Physics-aware cross-domain fusion aids learning-driven computer-generated holography

Abstract

The rapid advancement of computer-generated holography has bridged deep learning with traditional optical principles in recent years. However, a critical challenge in this evolution is the efficient and accurate conversion from the amplitude to phase domain for high-quality phase-only hologram (POH) generation. Existing computational models often struggle to address the inherent complexities of optical phenomena, compromising the conversion process. In this study, we present the cross-domain fusion network (CDFN), an architecture designed to tackle the complexities involved in POH generation. The CDFN employs a multi-stage (MS) mechanism to progressively learn the translation from amplitude to phase domain, complemented by the deep supervision (DS) strategy of middle features to enhance task-relevant feature learning from the initial stages.

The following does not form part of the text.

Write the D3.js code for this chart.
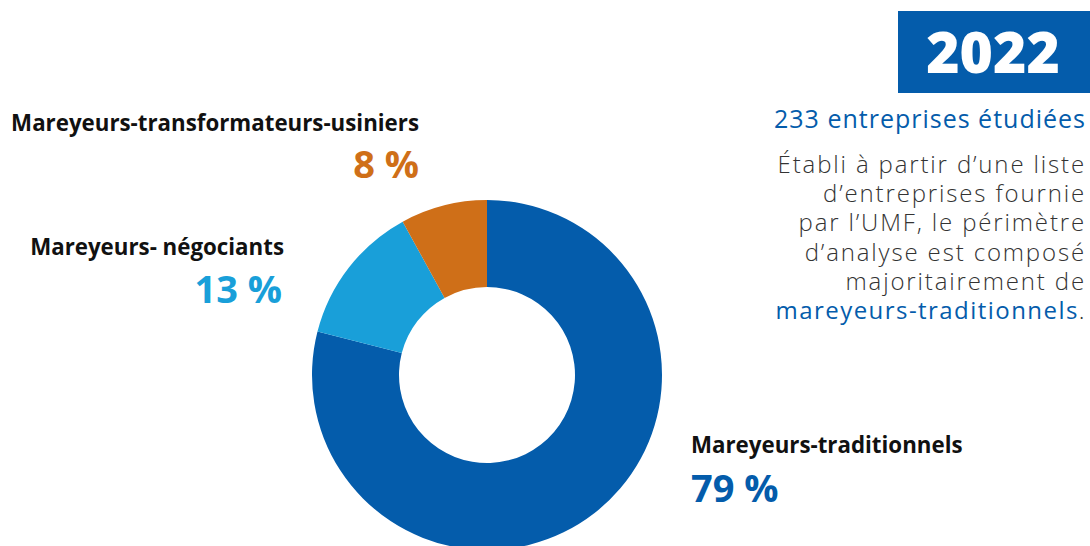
<!DOCTYPE html>
<html>
<head>
<meta charset="utf-8">
<script src="https://cdn.jsdelivr.net/npm/d3@7"></script>
<style>
  body { margin: 0; background: #fff; }
  svg { display: block; font-family: 'Open Sans', sans-serif; font-variant-ligatures: none; }
</style>
</head>
<body>
<svg id="chart"></svg>
<script>
const w = 1090, h = 546;
const blue = '#045cab', lightBlue = '#199fd9', orange = '#cf6f18', textGrey = '#333333';

// data (clockwise from 12 o'clock)
const categories = ['Mareyeurs-traditionnels', 'Mareyeurs- négociants', 'Mareyeurs-transformateurs-usiniers'];
const shares = [79, 13, 8];
const colors = [blue, lightBlue, orange];
const year = '2022';
const subtitle = '233 entreprises étudiées';
const noteLines = [
    'Établi à partir d\u2019une liste',
    'd\u2019entreprises fournie',
    'par l\u2019UMF, le périmètre',
    'd\u2019analyse est composé',
    'majoritairement de'
];
const noteLast = 'mareyeurs-traditionnels';

const pieCenter = { x: 487, y: 375 }, outerR = 175, innerR = 88;

// where each category label sits
const labelPos = [
    { x: 691, yName: 453, yVal: 502, anchor: 'start' },
    { x: 284, yName: 255, yVal: 303, anchor: 'end' },
    { x: 419, yName: 131, yVal: 178, anchor: 'end' }
];

const chart = d3.select('#chart')
    .attr('width', w)
    .attr('height', h);

const data = categories.map((c, i) => ({ name: c, value: shares[i], color: colors[i] }));

const pie = d3.pie()
    .value(d => d.value)
    .sort(null);

const arc = d3.arc()
    .innerRadius(innerR)
    .outerRadius(outerR);

chart.append('g')
    .attr('transform', `translate(${pieCenter.x}, ${pieCenter.y})`)
    .selectAll('path')
    .data(pie(data))
    .enter()
    .append('path')
    .attr('d', arc)
    .style('fill', d => d.data.color);

// category labels and their percentages
const labels = chart.selectAll('.cat-label')
    .data(data)
    .enter()
    .append('g')
    .attr('class', 'cat-label');

labels.append('text')
    .attr('x', (d, i) => labelPos[i].x)
    .attr('y', (d, i) => labelPos[i].yName)
    .attr('text-anchor', (d, i) => labelPos[i].anchor)
    .attr('font-size', '22.3px')
    .attr('font-weight', 700)
    .style('fill', '#111')
    .text(d => d.name);

labels.append('text')
    .attr('x', (d, i) => labelPos[i].x - (i == 1 ? 2 : 0))
    .attr('y', (d, i) => labelPos[i].yVal)
    .attr('text-anchor', (d, i) => labelPos[i].anchor)
    .attr('font-size', '38px')
    .attr('font-weight', 700)
    .style('fill', d => d.color)
    .text(d => `${d.value} %`);

// year box in the top right corner
chart.append('rect')
    .attr('x', 898)
    .attr('y', 11)
    .attr('width', w - 898)
    .attr('height', 82)
    .style('fill', blue);

chart.append('text')
    .attr('x', 993)
    .attr('y', 73)
    .attr('text-anchor', 'middle')
    .attr('font-size', '57px')
    .attr('font-weight', 800)
    .style('fill', '#fff')
    .text(year);

chart.append('text')
    .attr('x', 1086)
    .attr('y', 128)
    .attr('text-anchor', 'end')
    .attr('font-size', '25px')
    .attr('letter-spacing', '1px')
    .style('fill', blue)
    .text(subtitle);

// explanatory note, right aligned
const noteY = i => 173 + i * 29.2;

chart.selectAll('.note')
    .data(noteLines)
    .enter()
    .append('text')
    .attr('class', 'note')
    .attr('x', 1086)
    .attr('y', (d, i) => noteY(i))
    .attr('text-anchor', 'end')
    .attr('font-size', '24px')
    .attr('font-weight', 300)
    .attr('letter-spacing', '1.85px')
    .style('fill', textGrey)
    .text(d => d);

const last = chart.append('text')
    .attr('x', 1086)
    .attr('y', noteY(noteLines.length))
    .attr('text-anchor', 'end')
    .attr('font-size', '24px')
    .attr('letter-spacing', '1.45px');
last.append('tspan').style('fill', blue).text(noteLast);
last.append('tspan').style('fill', textGrey).attr('font-weight', 300).text('.');
</script>
</body>
</html>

Additionally, we propose an infinite phase mapper (IPM), a phase-mapping function that circumvents the limitations of conventional activation functions and encapsulates the physical essence of holography. Through simulations, our proposed method successfully reconstructs high-quality 2K color images from the DIV2K dataset, achieving an average PSNR of 31.68 dB and SSIM of 0.944. Furthermore, we realize high-quality color image reconstruction in optical experiments. The experimental results highlight the computational intelligence and optical fidelity achieved by our proposed physics-aware cross-domain fusion.